Intanto, mentre Salone e MiTo s'industriavano per evitare la concomitanza, al Museo del Cinema hanno pensato bene di piazzare alle undici e mezza la presentazione di una loro pur trascurabile mostra, sicché verso mezzodì nel triangolo delle presentazioni fra Cavallerizza, Rai e Mole c'era un via vai di giornalisti e fotografi affannati a inseguire il nulla. Tutta salute per la categoria, un po' di jogging migliora il tono cardiaco.

Non ero particolarmente interessato ai programmi di Salone Off e MiTo (quelli li trovi senza problemi on line) ma mi sono organizzato per assistere alla cerimonia degli addii (la prima, altre seguiranno ancora) di due ottimi direttori: Nicola Lagioia che lascia il Salone dopo sette anni e Nicola Campogrande che di anni a MiTo se n'è fatti otto.

Entrambi hanno pronunciato nobili parole di commiato, ed entrambi alla fin fine lasciano perché hanno preferenza di tornare a fare il proprio lavoro: lo scrittore Lagioia, il compositore Campogrande.

Lasciano just in time, come sempre si dovrebbe lasciare qualsiasi cosa, un incarico, una carriera, un amore: al vertice del successo, e prima che a qualcuno venga in mente di sbatterti fuori. Saper scegliere in tempo e non arrivarci per necessità è talento prezioso quanto raro: ci vuole orecchio, sensibilità, e rispetto di se stessi. Le stesse doti, insomma, necessarie per fare un grande Salone, un grande MiTo. La classe non è acqua, e se ce l'ha ce l'hai sempre. Mica a corrente alternata.

A tal proposito, un altro che esce da vincitore è Steve Della Casa, che lascerà la direzione del Tff a dicembre, appena conclusa la sua seconda edizione festivaliera. Il bando per la scelta del successore si è chiuso da un mese, ragion per cui nel tour delle presentazioni ho infilato pure una capatina al Museo del Cinema: il tempo necessario per domandare a Ghigo che punto è la pratica. Il felpato presidente mi ha fatto capire che non hanno fretta: faranno le cose con ponderazione - dice - ma è soddisfatto per la qualità delle candidature: ci sono nomi di qualità - dice - ancor più alta di quanto ci si attendesse. 
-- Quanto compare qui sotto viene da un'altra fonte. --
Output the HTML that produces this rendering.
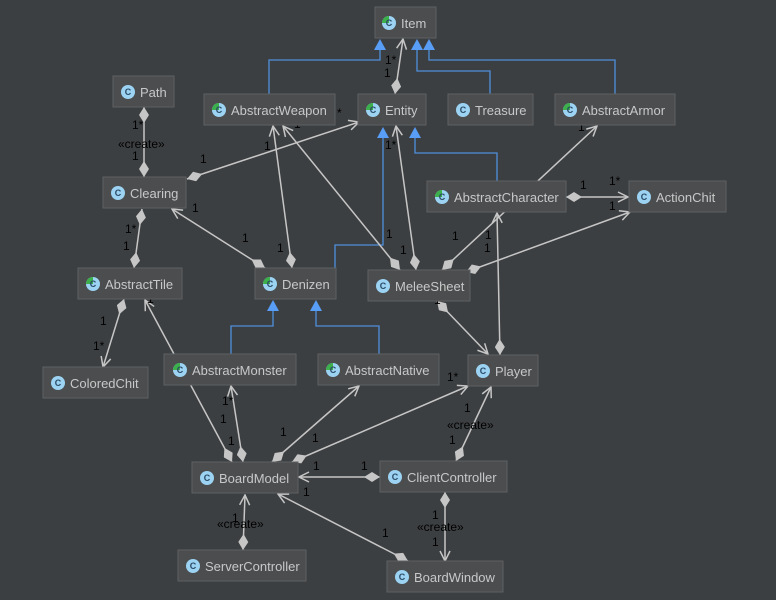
<!DOCTYPE html>
<html><head><meta charset="utf-8"><style>
html,body{margin:0;padding:0;background:#3c3f41;}
svg{display:block;font-family:"Liberation Sans",sans-serif;}
.n rect{fill:#4b4d4f;stroke:#5e6062;stroke-width:1;}
.l{stroke:#c6c6c6;stroke-width:1.5;fill:none;}
.g{stroke:#4f8fdc;stroke-width:1.3;fill:none;}
.t{font-size:12px;fill:#000;}
</style></head><body>
<svg width="776" height="600" viewBox="0 0 776 600" xmlns="http://www.w3.org/2000/svg">
<defs>
<marker id="a" viewBox="0 0 12 12" refX="11" refY="6" markerWidth="12" markerHeight="12" markerUnits="userSpaceOnUse" orient="auto"><path d="M1,1 L11,6 L1,11" fill="none" stroke="#c6c6c6" stroke-width="1.5"/></marker>
<marker id="d" viewBox="0 0 16 10" refX="16" refY="5" markerWidth="16" markerHeight="10" markerUnits="userSpaceOnUse" orient="auto-start-reverse"><path d="M0,5 L8,0 L16,5 L8,10 Z" fill="#c6c6c6"/></marker>
</defs>

<g class="g">
<polyline points="269,94 269,60 380,60 380,50"/>
<polyline points="490,94 490,71 417,71 417,50"/>
<polyline points="615,94 615,60 429,60 429,50"/>
<polyline points="335,268 335,245 383,245 383,138"/>
<polyline points="497,181 497,153 415,153 415,138"/>
<polyline points="231,354 231,326 273,326 273,311"/>
<polyline points="379,354 379,326 316,326 316,311"/>
</g>
<g fill="#589df6">
<path d="M374,50 L380,39 L386,50 Z"/>
<path d="M411,50 L417,39 L423,50 Z"/>
<path d="M423,50 L429,39 L435,50 Z"/>
<path d="M377,138 L383,127 L389,138 Z"/>
<path d="M409,138 L415,127 L421,138 Z"/>
<path d="M267,311 L273,300 L279,311 Z"/>
<path d="M310,311 L316,300 L322,311 Z"/>
</g>

<g class="l">
<line x1="144" y1="107" x2="144" y2="177" marker-start="url(#d)" marker-end="url(#d)"/>
<line x1="395" y1="94" x2="403" y2="39" marker-start="url(#d)" marker-end="url(#a)"/>
<line x1="187" y1="179" x2="359" y2="122" marker-start="url(#d)" marker-end="url(#a)"/>
<line x1="142" y1="209" x2="134" y2="268" marker-start="url(#d)" marker-end="url(#d)"/>
<line x1="265" y1="268" x2="172" y2="209" marker-start="url(#d)" marker-end="url(#a)"/>
<line x1="292" y1="268" x2="273" y2="126" marker-start="url(#d)" marker-end="url(#a)"/>
<line x1="400" y1="270" x2="283" y2="126" marker-start="url(#d)" marker-end="url(#a)"/>
<line x1="416" y1="270" x2="396" y2="126" marker-start="url(#d)" marker-end="url(#a)"/>
<line x1="442" y1="270" x2="597" y2="126" marker-start="url(#d)" marker-end="url(#a)"/>
<line x1="466" y1="272" x2="630" y2="212" marker-start="url(#d)" marker-end="url(#a)"/>
<line x1="566" y1="197" x2="628" y2="197" marker-start="url(#d)" marker-end="url(#a)"/>
<line x1="500" y1="355" x2="497" y2="213" marker-start="url(#d)" marker-end="url(#a)"/>
<line x1="437" y1="301" x2="488" y2="354" marker-start="url(#d)" marker-end="url(#a)"/>
<line x1="124" y1="299" x2="103" y2="367" marker-start="url(#d)" marker-end="url(#a)"/>
<line x1="232" y1="462" x2="145" y2="300" marker-start="url(#d)" marker-end="url(#a)"/>
<line x1="243" y1="462" x2="231" y2="386" marker-start="url(#d)" marker-end="url(#a)"/>
<line x1="272" y1="462" x2="359" y2="386" marker-start="url(#d)" marker-end="url(#a)"/>
<line x1="292" y1="462" x2="468" y2="386" marker-start="url(#d)" marker-end="url(#a)"/>
<line x1="380" y1="477" x2="299" y2="477" marker-start="url(#d)" marker-end="url(#a)"/>
<line x1="456" y1="461" x2="491" y2="387" marker-start="url(#d)" marker-end="url(#a)"/>
<line x1="445" y1="492" x2="445" y2="561" marker-start="url(#d)" marker-end="url(#a)"/>
<line x1="408" y1="561" x2="278" y2="494" marker-start="url(#d)" marker-end="url(#a)"/>
<line x1="243" y1="550" x2="245" y2="495" marker-start="url(#d)" marker-end="url(#a)"/>
</g>

<g class="t">
<text x="132" y="129">1*</text><text x="118" y="148">«create»</text><text x="132" y="160">1</text>
<text x="385" y="64">1*</text><text x="384" y="77">1</text>
<text x="200" y="163">1</text><text x="264" y="150">1</text><text x="294" y="128">1</text><text x="337" y="117">*</text>
<text x="192" y="212">1</text><text x="125" y="233">1*</text><text x="123" y="250">1</text>
<text x="242" y="242">1</text><text x="277" y="252">1</text>
<text x="385" y="149">1*</text><text x="386" y="238">1</text><text x="400" y="254">1</text><text x="452" y="240">1</text><text x="485" y="239">1</text><text x="484" y="252">1</text>
<text x="578" y="131">1</text><text x="580" y="189">1</text><text x="609" y="185">1*</text><text x="609" y="210">1</text>
<text x="147" y="303">1</text><text x="100" y="325">1</text><text x="93" y="350">1*</text>
<text x="434" y="304">1</text>
<text x="222" y="405">1*</text><text x="220" y="423">1</text><text x="228" y="445">1</text>
<text x="280" y="436">1</text><text x="312" y="442">1</text><text x="337" y="387">*</text><text x="447" y="381">1*</text>
<text x="313" y="470">1</text><text x="361" y="470">1</text><text x="303" y="496">1</text>
<text x="464" y="412">1</text><text x="447" y="429">«create»</text><text x="449" y="444">1</text>
<text x="432" y="519">1</text><text x="417" y="531">«create»</text><text x="432" y="546">1</text>
<text x="382" y="537">1</text>
<text x="232" y="522">1</text><text x="217" y="528">«create»</text>
</g>

<g class="n">
<rect x="375" y="7" width="61" height="31"/>
<rect x="113" y="76" width="61" height="31"/>
<rect x="204" y="94" width="131" height="31"/>
<rect x="358" y="94" width="68" height="31"/>
<rect x="448" y="94" width="85" height="31"/>
<rect x="555" y="94" width="120" height="31"/>
<rect x="103" y="177" width="83" height="31"/>
<rect x="427" y="181" width="139" height="31"/>
<rect x="629" y="181" width="97" height="31"/>
<rect x="78" y="268" width="104" height="31"/>
<rect x="255" y="268" width="81" height="31"/>
<rect x="368" y="270" width="102" height="31"/>
<rect x="43" y="367" width="105" height="31"/>
<rect x="164" y="354" width="132" height="31"/>
<rect x="318" y="354" width="121" height="31"/>
<rect x="468" y="355" width="70" height="31"/>
<rect x="192" y="462" width="106" height="31"/>
<rect x="380" y="461" width="127" height="31"/>
<rect x="178" y="550" width="128" height="31"/>
<rect x="387" y="561" width="116" height="31"/>
</g>
<g fill="#9cd3f2">
<circle cx="389" cy="23" r="7"/><circle cx="128" cy="92" r="7"/><circle cx="219" cy="110" r="7"/><circle cx="373" cy="110" r="7"/><circle cx="463" cy="110" r="7"/><circle cx="570" cy="110" r="7"/><circle cx="118" cy="193" r="7"/><circle cx="442" cy="197" r="7"/><circle cx="644" cy="197" r="7"/><circle cx="93" cy="284" r="7"/><circle cx="270" cy="284" r="7"/><circle cx="383" cy="286" r="7"/><circle cx="58" cy="383" r="7"/><circle cx="180" cy="370" r="7"/><circle cx="333" cy="370" r="7"/><circle cx="483" cy="371" r="7"/><circle cx="207" cy="478" r="7"/><circle cx="395" cy="477" r="7"/><circle cx="193" cy="566" r="7"/><circle cx="402" cy="577" r="7"/>
</g>
<g fill="#3cb04a">
<path d="M389,23 L389,16 A7,7 0 0 0 382,23 Z"/><path d="M219,110 L219,103 A7,7 0 0 0 212,110 Z"/><path d="M373,110 L373,103 A7,7 0 0 0 366,110 Z"/><path d="M570,110 L570,103 A7,7 0 0 0 563,110 Z"/><path d="M442,197 L442,190 A7,7 0 0 0 435,197 Z"/><path d="M93,284 L93,277 A7,7 0 0 0 86,284 Z"/><path d="M270,284 L270,277 A7,7 0 0 0 263,284 Z"/><path d="M180,370 L180,363 A7,7 0 0 0 173,370 Z"/><path d="M333,370 L333,363 A7,7 0 0 0 326,370 Z"/>
</g>
<g font-size="9" fill="#2a4a66" font-weight="bold" text-anchor="middle">
<text x="389" y="26">C</text><text x="128" y="95">C</text><text x="219" y="113">C</text><text x="373" y="113">C</text><text x="463" y="113">C</text><text x="570" y="113">C</text><text x="118" y="196">C</text><text x="442" y="200">C</text><text x="644" y="200">C</text><text x="93" y="287">C</text><text x="270" y="287">C</text><text x="383" y="289">C</text><text x="58" y="386">C</text><text x="180" y="373">C</text><text x="333" y="373">C</text><text x="483" y="374">C</text><text x="207" y="481">C</text><text x="395" y="480">C</text><text x="193" y="569">C</text><text x="402" y="580">C</text>
</g>
<g font-size="13" fill="#c8c8c8">
<text x="401" y="28">Item</text><text x="140" y="97">Path</text><text x="231" y="115">AbstractWeapon</text><text x="385" y="115">Entity</text><text x="475" y="115">Treasure</text><text x="582" y="115">AbstractArmor</text><text x="130" y="198">Clearing</text><text x="454" y="202">AbstractCharacter</text><text x="656" y="202">ActionChit</text><text x="105" y="289">AbstractTile</text><text x="282" y="289">Denizen</text><text x="395" y="291">MeleeSheet</text><text x="70" y="388">ColoredChit</text><text x="192" y="375">AbstractMonster</text><text x="345" y="375">AbstractNative</text><text x="495" y="376">Player</text><text x="219" y="483">BoardModel</text><text x="407" y="482">ClientController</text><text x="205" y="571">ServerController</text><text x="414" y="582">BoardWindow</text>
</g>
</svg>
</body></html>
Ciò è consolante, seppur non sia un'assoluta garanzia: quando c'è in ballo una nomina, per antica tradizione c'è sempre quello che s'indigna senza saperne un cazzo, quello che la nomina non gli va bene e punta i piedi, e comunque non è sempre detto che vinca il migliore. Anzi. Per cui una nomina a Torino è regolarmente un drammone pieno di furia e strepito (vedi la successione di Lagioia al Salone) che spesso si conclude con un compromesso alla meno peggio (vedi la successione di Lagioia al Salone). Per tale motivo incrocio le dita sia per il Tff sia per MiTo: ieri l'assessore Purchia mi ha assicurato che il successore di Campogrande è ancora da individuare: di recente si è parlato di Giorgio Battistelli, ma la Rosanna sostiene che si tratta di ipotesi giornalistiche prive di fondamento.

Vabbè, la gran giostra dei direttori riparte. The show must go on.

P.S. Devo scusarmi con gli amici del Festival delle Colline: anche loro ieri (nel pomeriggio) presentavano la loro manifestazione, ma sinceramente quattro conferenze stampa in un giorno non le reggo.